Beet Hummus

Beet Hummus

Beet Hummus on bread

Who doesn’t  like pretty food? Cooked beets give this delicious beet hummus it’s pretty colour and also add a subtle earthy flavor. I used avocado instead of olive oil, which is used in large amounts in traditional hummus recipes to still add some healthy fats but for a less processed option, which is super creamy and full of essential vitamins and minerals.

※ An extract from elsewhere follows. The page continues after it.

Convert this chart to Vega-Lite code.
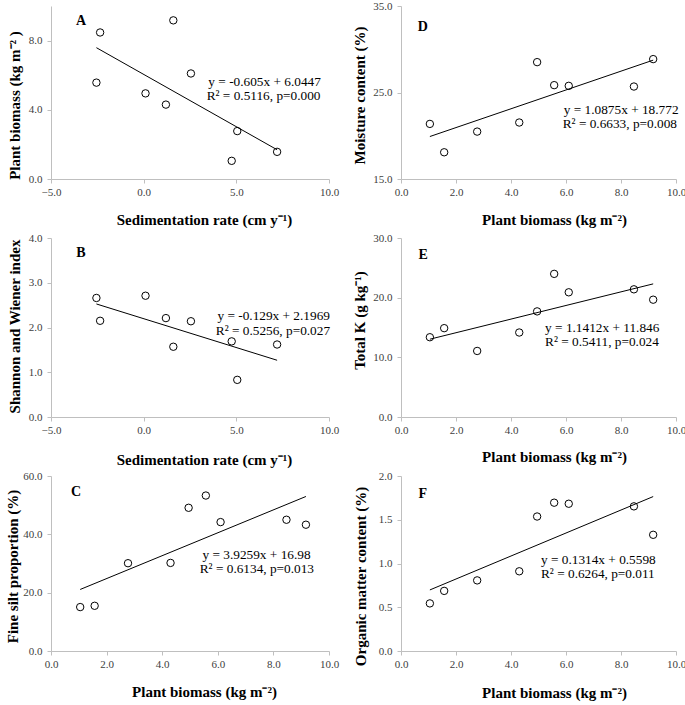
{
  "$schema": "https://vega.github.io/schema/vega-lite/v6.json",
  "background": "white",
  "padding": {"left": 4, "top": 0, "right": 4, "bottom": 4},
  "datasets": {
    "sites": [
      {"sed": 4.75, "biomass": 1.05, "shannon": 1.69, "silt": 15.06, "moisture": 21.37, "k": 13.37, "om": 0.544},
      {"sed": 7.2, "biomass": 1.57, "shannon": 1.62, "silt": 15.5, "moisture": 18.09, "k": 14.89, "om": 0.687},
      {"sed": 5.05, "biomass": 2.77, "shannon": 0.83, "silt": 30.1, "moisture": 20.48, "k": 11.07, "om": 0.807},
      {"sed": 1.2, "biomass": 4.3, "shannon": 2.21, "silt": 30.2, "moisture": 21.53, "k": 14.16, "om": 0.911},
      {"sed": 0.1, "biomass": 4.95, "shannon": 2.71, "silt": 49.1, "moisture": 28.51, "k": 17.7, "om": 1.537},
      {"sed": -2.55, "biomass": 5.57, "shannon": 2.66, "silt": 53.3, "moisture": 25.85, "k": 23.99, "om": 1.695},
      {"sed": 2.55, "biomass": 6.1, "shannon": 2.14, "silt": 44.2, "moisture": 25.77, "k": 20.9, "om": 1.683},
      {"sed": -2.35, "biomass": 8.47, "shannon": 2.15, "silt": 45.0, "moisture": 25.69, "k": 21.4, "om": 1.653},
      {"sed": 1.6, "biomass": 9.17, "shannon": 1.57, "silt": 43.3, "moisture": 28.86, "k": 19.66, "om": 1.328}
    ],
    "fits": [
      {"panel": "A", "sed": -2.55, "biomass": 7.59},
      {"panel": "A", "sed": 7.2, "biomass": 1.69},
      {"panel": "B", "sed": -2.55, "shannon": 2.526},
      {"panel": "B", "sed": 7.2, "shannon": 1.268},
      {"panel": "C", "biomass": 1.05, "silt": 21.1},
      {"panel": "C", "biomass": 9.17, "silt": 52.98},
      {"panel": "D", "biomass": 1.05, "moisture": 19.91},
      {"panel": "D", "biomass": 9.17, "moisture": 28.74},
      {"panel": "E", "biomass": 1.05, "k": 13.04},
      {"panel": "E", "biomass": 9.17, "k": 22.31},
      {"panel": "F", "biomass": 1.05, "om": 0.698},
      {"panel": "F", "biomass": 9.17, "om": 1.765}
    ],
    "notes": [
      {"panel": "A", "kind": "eq", "sed": 3.49, "biomass": 5.63, "label": "y = -0.605x + 6.0447"},
      {"panel": "A", "kind": "eq", "sed": 3.4, "biomass": 4.77, "label": "R² = 0.5116, p=0.000"},
      {"panel": "A", "kind": "letter", "sed": -3.38, "biomass": 9.15, "label": "A"},
      {"panel": "B", "kind": "eq", "sed": 3.98, "shannon": 2.26, "label": "y = -0.129x + 2.1969"},
      {"panel": "B", "kind": "eq", "sed": 3.89, "shannon": 1.92, "label": "R² = 0.5256, p=0.027"},
      {"panel": "B", "kind": "letter", "sed": -3.38, "shannon": 3.67, "label": "B"},
      {"panel": "C", "kind": "eq", "biomass": 5.45, "silt": 32.8, "label": "y = 3.9259x + 16.98"},
      {"panel": "C", "kind": "eq", "biomass": 5.35, "silt": 28.1, "label": "R² = 0.6134, p=0.013"},
      {"panel": "C", "kind": "letter", "biomass": 0.9, "silt": 54.4, "label": "C"},
      {"panel": "D", "kind": "eq", "biomass": 5.92, "moisture": 23.03, "label": "y = 1.0875x + 18.772"},
      {"panel": "D", "kind": "eq", "biomass": 5.88, "moisture": 21.41, "label": "R² = 0.6633, p=0.008"},
      {"panel": "D", "kind": "letter", "biomass": 0.79, "moisture": 32.6, "label": "D"},
      {"panel": "E", "kind": "eq", "biomass": 5.24, "k": 14.94, "label": "y = 1.1412x + 11.846"},
      {"panel": "E", "kind": "eq", "biomass": 5.24, "k": 12.58, "label": "R² = 0.5411, p=0.024"},
      {"panel": "E", "kind": "letter", "biomass": 0.81, "k": 27.1, "label": "E"},
      {"panel": "F", "kind": "eq", "biomass": 5.09, "om": 1.039, "label": "y = 0.1314x + 0.5598"},
      {"panel": "F", "kind": "eq", "biomass": 5.09, "om": 0.876, "label": "R² = 0.6264, p=0.011"},
      {"panel": "F", "kind": "letter", "biomass": 0.79, "om": 1.8, "label": "F"}
    ]
  },
  "bounds": "flush",
  "columns": 2,
  "spacing": {"row": 59, "column": 72},
  "concat": [
    {
      "width": 278, "height": 173,
      "encoding": {
        "x": {"field": "sed", "type": "quantitative", "scale": {"domain": [-5, 10], "nice": false}, "axis": {"title": "Sedimentation rate (cm y⁻¹)", "values": [-5, 0, 5, 10], "format": ".1f", "titleX": 153, "titleY": 40}},
        "y": {"field": "biomass", "type": "quantitative", "scale": {"domain": [0, 10], "nice": false}, "axis": {"title": "Plant biomass (kg  m⁻² )", "values": [0, 4, 8], "format": ".1f", "titleX": -37, "titleY": 99}}
      },
      "layer": [
        {"data": {"name": "sites"}, "mark": {"type": "point", "shape": "circle", "filled": false, "color": "black", "size": 55, "strokeWidth": 1, "opacity": 1}},
        {"data": {"name": "fits"}, "transform": [{"filter": "datum.panel === 'A'"}], "mark": {"type": "line", "color": "black", "strokeWidth": 1}, "encoding": {}},
        {"data": {"name": "notes"}, "transform": [{"filter": "datum.panel === 'A' && datum.kind === 'eq'"}], "mark": {"type": "text", "align": "left", "baseline": "middle", "fontSize": 13.3, "font": "Liberation Serif", "color": "black"}, "encoding": {"text": {"field": "label"}}},
        {"data": {"name": "notes"}, "transform": [{"filter": "datum.panel === 'A' && datum.kind === 'letter'"}], "mark": {"type": "text", "align": "center", "baseline": "middle", "fontSize": 14, "fontWeight": "bold", "font": "Liberation Serif", "color": "black"}, "encoding": {"text": {"field": "label"}}}
      ]
    },
    {
      "width": 275, "height": 173,
      "encoding": {
        "x": {"field": "biomass", "type": "quantitative", "scale": {"domain": [0, 10], "nice": false}, "axis": {"title": "Plant biomass (kg m⁻²)", "values": [0, 2, 4, 6, 8, 10], "format": ".1f", "titleX": 153, "titleY": 40}},
        "y": {"field": "moisture", "type": "quantitative", "scale": {"domain": [15, 35], "nice": false, "zero": false}, "axis": {"title": "Moisture content (%)", "values": [15, 25, 35], "format": ".1f", "titleX": -42, "titleY": 89}}
      },
      "layer": [
        {"data": {"name": "sites"}, "mark": {"type": "point", "shape": "circle", "filled": false, "color": "black", "size": 55, "strokeWidth": 1, "opacity": 1}},
        {"data": {"name": "fits"}, "transform": [{"filter": "datum.panel === 'D'"}], "mark": {"type": "line", "color": "black", "strokeWidth": 1}, "encoding": {}},
        {"data": {"name": "notes"}, "transform": [{"filter": "datum.panel === 'D' && datum.kind === 'eq'"}], "mark": {"type": "text", "align": "left", "baseline": "middle", "fontSize": 13.3, "font": "Liberation Serif", "color": "black"}, "encoding": {"text": {"field": "label"}}},
        {"data": {"name": "notes"}, "transform": [{"filter": "datum.panel === 'D' && datum.kind === 'letter'"}], "mark": {"type": "text", "align": "center", "baseline": "middle", "fontSize": 14, "fontWeight": "bold", "font": "Liberation Serif", "color": "black"}, "encoding": {"text": {"field": "label"}}}
      ]
    },
    {
      "width": 278, "height": 179,
      "encoding": {
        "x": {"field": "sed", "type": "quantitative", "scale": {"domain": [-5, 10], "nice": false}, "axis": {"title": "Sedimentation rate (cm y⁻¹)", "values": [-5, 0, 5, 10], "format": ".1f", "titleX": 153, "titleY": 42}},
        "y": {"field": "shannon", "type": "quantitative", "scale": {"domain": [0, 4], "nice": false}, "axis": {"title": "Shannon and Wiener index", "values": [0, 1, 2, 3, 4], "format": ".1f", "titleX": -37, "titleY": 88}}
      },
      "layer": [
        {"data": {"name": "sites"}, "mark": {"type": "point", "shape": "circle", "filled": false, "color": "black", "size": 55, "strokeWidth": 1, "opacity": 1}},
        {"data": {"name": "fits"}, "transform": [{"filter": "datum.panel === 'B'"}], "mark": {"type": "line", "color": "black", "strokeWidth": 1}, "encoding": {}},
        {"data": {"name": "notes"}, "transform": [{"filter": "datum.panel === 'B' && datum.kind === 'eq'"}], "mark": {"type": "text", "align": "left", "baseline": "middle", "fontSize": 13.3, "font": "Liberation Serif", "color": "black"}, "encoding": {"text": {"field": "label"}}},
        {"data": {"name": "notes"}, "transform": [{"filter": "datum.panel === 'B' && datum.kind === 'letter'"}], "mark": {"type": "text", "align": "center", "baseline": "middle", "fontSize": 14, "fontWeight": "bold", "font": "Liberation Serif", "color": "black"}, "encoding": {"text": {"field": "label"}}}
      ]
    },
    {
      "width": 275, "height": 179,
      "encoding": {
        "x": {"field": "biomass", "type": "quantitative", "scale": {"domain": [0, 10], "nice": false}, "axis": {"title": "Plant biomass (kg m⁻²)", "values": [0, 2, 4, 6, 8, 10], "format": ".1f", "titleX": 153, "titleY": 39}},
        "y": {"field": "k", "type": "quantitative", "scale": {"domain": [0, 30], "nice": false}, "axis": {"title": "Total K (g kg⁻¹)", "values": [0, 10, 20, 30], "format": ".1f", "titleX": -42, "titleY": 82}}
      },
      "layer": [
        {"data": {"name": "sites"}, "mark": {"type": "point", "shape": "circle", "filled": false, "color": "black", "size": 55, "strokeWidth": 1, "opacity": 1}},
        {"data": {"name": "fits"}, "transform": [{"filter": "datum.panel === 'E'"}], "mark": {"type": "line", "color": "black", "strokeWidth": 1}, "encoding": {}},
        {"data": {"name": "notes"}, "transform": [{"filter": "datum.panel === 'E' && datum.kind === 'eq'"}], "mark": {"type": "text", "align": "left", "baseline": "middle", "fontSize": 13.3, "font": "Liberation Serif", "color": "black"}, "encoding": {"text": {"field": "label"}}},
        {"data": {"name": "notes"}, "transform": [{"filter": "datum.panel === 'E' && datum.kind === 'letter'"}], "mark": {"type": "text", "align": "center", "baseline": "middle", "fontSize": 14, "fontWeight": "bold", "font": "Liberation Serif", "color": "black"}, "encoding": {"text": {"field": "label"}}}
      ]
    },
    {
      "width": 278, "height": 175,
      "encoding": {
        "x": {"field": "biomass", "type": "quantitative", "scale": {"domain": [0, 10], "nice": false}, "axis": {"title": "Plant biomass (kg m⁻²)", "values": [0, 2, 4, 6, 8, 10], "format": ".1f", "titleX": 153, "titleY": 40}},
        "y": {"field": "silt", "type": "quantitative", "scale": {"domain": [0, 60], "nice": false}, "axis": {"title": "Fine silt proportion  (%)", "values": [0, 20, 40, 60], "format": ".1f", "titleX": -39, "titleY": 90}}
      },
      "layer": [
        {"data": {"name": "sites"}, "mark": {"type": "point", "shape": "circle", "filled": false, "color": "black", "size": 55, "strokeWidth": 1, "opacity": 1}},
        {"data": {"name": "fits"}, "transform": [{"filter": "datum.panel === 'C'"}], "mark": {"type": "line", "color": "black", "strokeWidth": 1}, "encoding": {}},
        {"data": {"name": "notes"}, "transform": [{"filter": "datum.panel === 'C' && datum.kind === 'eq'"}], "mark": {"type": "text", "align": "left", "baseline": "middle", "fontSize": 13.3, "font": "Liberation Serif", "color": "black"}, "encoding": {"text": {"field": "label"}}},
        {"data": {"name": "notes"}, "transform": [{"filter": "datum.panel === 'C' && datum.kind === 'letter'"}], "mark": {"type": "text", "align": "center", "baseline": "middle", "fontSize": 14, "fontWeight": "bold", "font": "Liberation Serif", "color": "black"}, "encoding": {"text": {"field": "label"}}}
      ]
    },
    {
      "width": 275, "height": 175,
      "encoding": {
        "x": {"field": "biomass", "type": "quantitative", "scale": {"domain": [0, 10], "nice": false}, "axis": {"title": "Plant biomass (kg m⁻²)", "values": [0, 2, 4, 6, 8, 10], "format": ".1f", "titleX": 153, "titleY": 41}},
        "y": {"field": "om", "type": "quantitative", "scale": {"domain": [0, 2], "nice": false}, "axis": {"title": "Organic matter content (%)", "values": [0, 0.5, 1, 1.5, 2], "format": ".1f", "titleX": -41, "titleY": 100}}
      },
      "layer": [
        {"data": {"name": "sites"}, "mark": {"type": "point", "shape": "circle", "filled": false, "color": "black", "size": 55, "strokeWidth": 1, "opacity": 1}},
        {"data": {"name": "fits"}, "transform": [{"filter": "datum.panel === 'F'"}], "mark": {"type": "line", "color": "black", "strokeWidth": 1}, "encoding": {}},
        {"data": {"name": "notes"}, "transform": [{"filter": "datum.panel === 'F' && datum.kind === 'eq'"}], "mark": {"type": "text", "align": "left", "baseline": "middle", "fontSize": 13.3, "font": "Liberation Serif", "color": "black"}, "encoding": {"text": {"field": "label"}}},
        {"data": {"name": "notes"}, "transform": [{"filter": "datum.panel === 'F' && datum.kind === 'letter'"}], "mark": {"type": "text", "align": "center", "baseline": "middle", "fontSize": 14, "fontWeight": "bold", "font": "Liberation Serif", "color": "black"}, "encoding": {"text": {"field": "label"}}}
      ]
    }
  ],
  "config": {
    "view": {"stroke": null},
    "font": "Liberation Serif",
    "axis": {
      "grid": false,
      "domainColor": "#bfbfbf",
      "tickColor": "#bfbfbf",
      "tickSize": 4,
      "labelFont": "Liberation Serif",
      "labelFontSize": 11,
      "labelColor": "#404040",
      "labelFlush": false,
      "labelOverlap": false,
      "titleFont": "Liberation Serif",
      "titleFontSize": 15,
      "titleFontWeight": "bold",
      "titleColor": "black",
      "titleBaseline": "middle"
    },
    "axisX": {"labelPadding": 3, "labelAngle": 0},
    "axisY": {"labelPadding": 5, "titleAngle": -90}
  }
}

I like to serve it on warm pitta bread, use it as a spread in wraps or sandwiches or enjoy it a dip with some fresh veggie sticks. 

Beet Hummus

April 29, 2017
: 4
: 10 min
: 10 min


  • 260 g of cooked chickpeas (about 80 g dry) + some of the cooking water reserved
  • 1 roasted or steamed beet chopped
  • 1/2 ripe avocado
  • 1 small lemon juiced
  • 2 tablespoons tahini paste
  • 2 cloves of garlic minced
  • 1 teaspoon of coriander
  • Pinch of smoked paprika
  • Sea salt & pepper to taste
  • Step 1 Rinse your chickpeas under cold water and add to your food processor (a regular blender or hand blender worked just as well for me).
  • Step 2 Pour in some of the chickpea water to help blending.
  • Step 3 Add in the chopped beets, avocado, lemon juice, tahini, minced garlic and spices and watch your food processor blending your hummus to pink perfection.
  • Step 4 Adjust salt and pepper to your preference.